@mododeolhar

A Question For Those Who Don’t Feel Worthy

When we look at two decisions and we logically think about which one would be better for us, do we think with our ego, or do we think with our true self?

I ponder this question often. Most recently, when I was making a morning routine for myself. For weeks, months, and years I tried to find a routine that worked with my schedule. Being a full-time retail manager takes up a lot of space, time, and energy, and if you don’t spend your energy carefully, it can take all you have. So many days and nights I wracked my brain trying to figure out how I could build a routine for myself that would allow me to feel good in the morning and taking time for me while also doing things I thought I should do. These things included: making the bed, working out, showering, going for a walk, sharing affirmations in the mirror, etc. Looking at other people’s routines, I thought I should be doing the things they were doing. They are obviously successful, and if I wanted to be successful, I had to be a carbon copy of them.

Just recently did I truly realize that in order to be my happiest, most successful self, I had to figure out what made me truly feel good and truly feel successful with my day. It took me so long to realize this because all my life I wanted to be someone else. I wanted to wake up in a different body and I so desperately wanted people to like me that I would do what it took to be praised in other people’s eyes. When you get down to the bottom of this “core” belief, it doesn’t hold standing in what truly matters to me. I don’t care about what other people do in the morning. I don’t care about what other people feel or say or don’t say or don’t feel about my morning routine. It is literally just that: MINE.

I can’t believe it took me 24 years to realize that I can ask myself the questions: What does Ashley want to do? What would make Ashley feel good? What would make Ashley feel successful? What would make Ashley praise Ashley? It is still hard for me to come up with answers to these questions because I don’t always know the answers. The best part, though, is that I get the opportunity to explore the many possible answers and outcomes. It is all about me and what I find worth it to do for myself.

Growing up in a society that wants to take this away from you is extremely spirit-draining. Society wants to take this away from you because it doesn’t want you to be successful. It doesn’t want you to be happy or feel worth your own damn while. It wants you to feel less than, like you need something or someone else to make you feel worthy. I’ve felt this way countless times and I’m sure millions of others have too. When you give in to this societal pressure, someone is making money off your misery. Does that make you feel worse? It makes me feel like complete shit.

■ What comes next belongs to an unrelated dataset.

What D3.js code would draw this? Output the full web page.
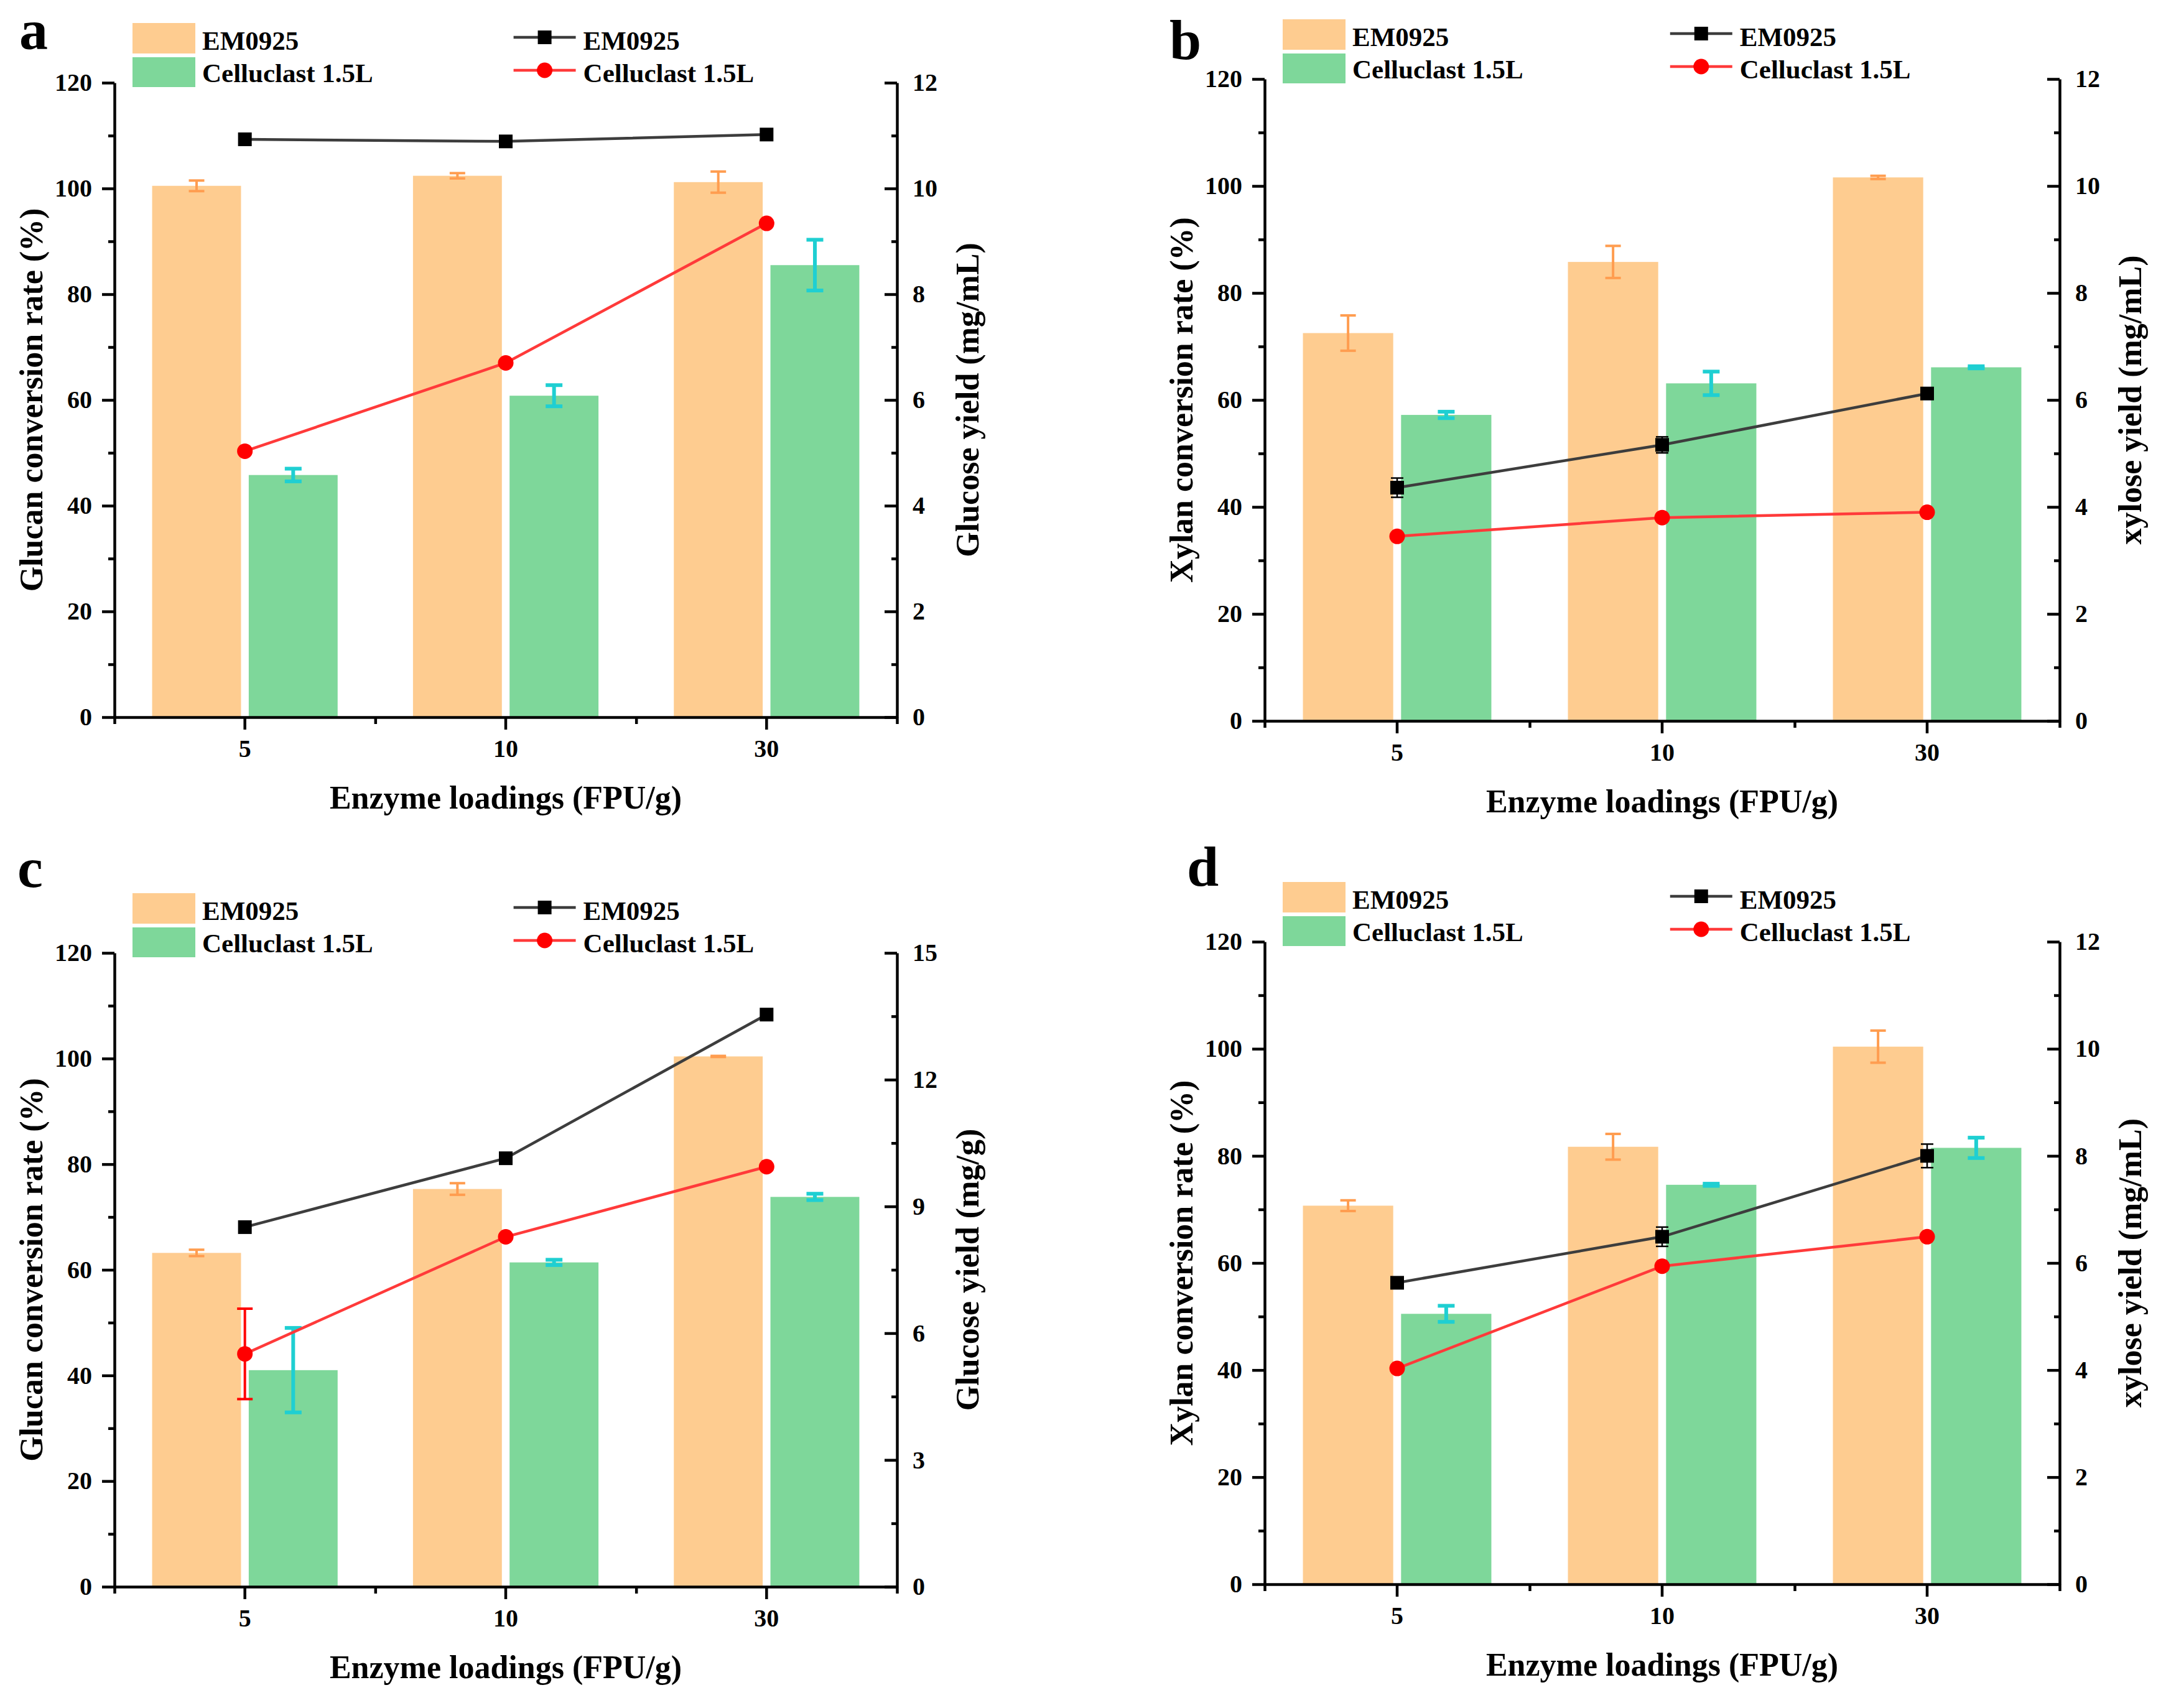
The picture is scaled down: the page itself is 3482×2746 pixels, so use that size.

So, the real question is, what’s in your morning routine, and how much of it makes YOU feel good? Does it feel good because you enjoy it, or does it feel good because someone else said it makes them feel good? This is not a negative thing to recognize in yourself because we all have done it and still do it. When we feel a “negative” emotion, we want to find someone who has been through something similar and do what they do to feel better. I still do it so often. It is more than okay to take notes from someone who does things similar to you and make changes to your routine accordingly. However, I do ask that you dig deep and ask yourself if you REALLY want to do that thing.

We are ALL worthy of how great it feels to do something that makes you feel like you.

This also goes so far beyond something as simple (or complex–it’s yours, after all) as a morning routine. This question can be applied to any and everything because it is all so vital to who you are and who you want to become. It helps you really dig into that core of yours and decide what it is you actually want to accomplish. On pen and paper (or laptop and Word), it seems so simple. It seems if you’re a decisive person, you’d have no problem asking yourself these questions. When you’ve been conditioned your whole life to want something you don’t have or be someone you will never be, it is so much harder to come up with answers to these questions. You’ve been trained to see success as one path, and that is only reinforced by those who do not know success any other way. It is an extremely hard thing to unlearn, but you are worthy of how good it feels to release those expectations and standards that aren’t really yours. You deserve to feel good and worthy and spend your time doing things that make you feel that way. Please take the time to figure it out for yourself. You will not regret it.

Shout out to my therapist for giving me the tools I needed to tattoo “I am worthy” as a complete sentence into my brain and start to wholeheartedly believe it.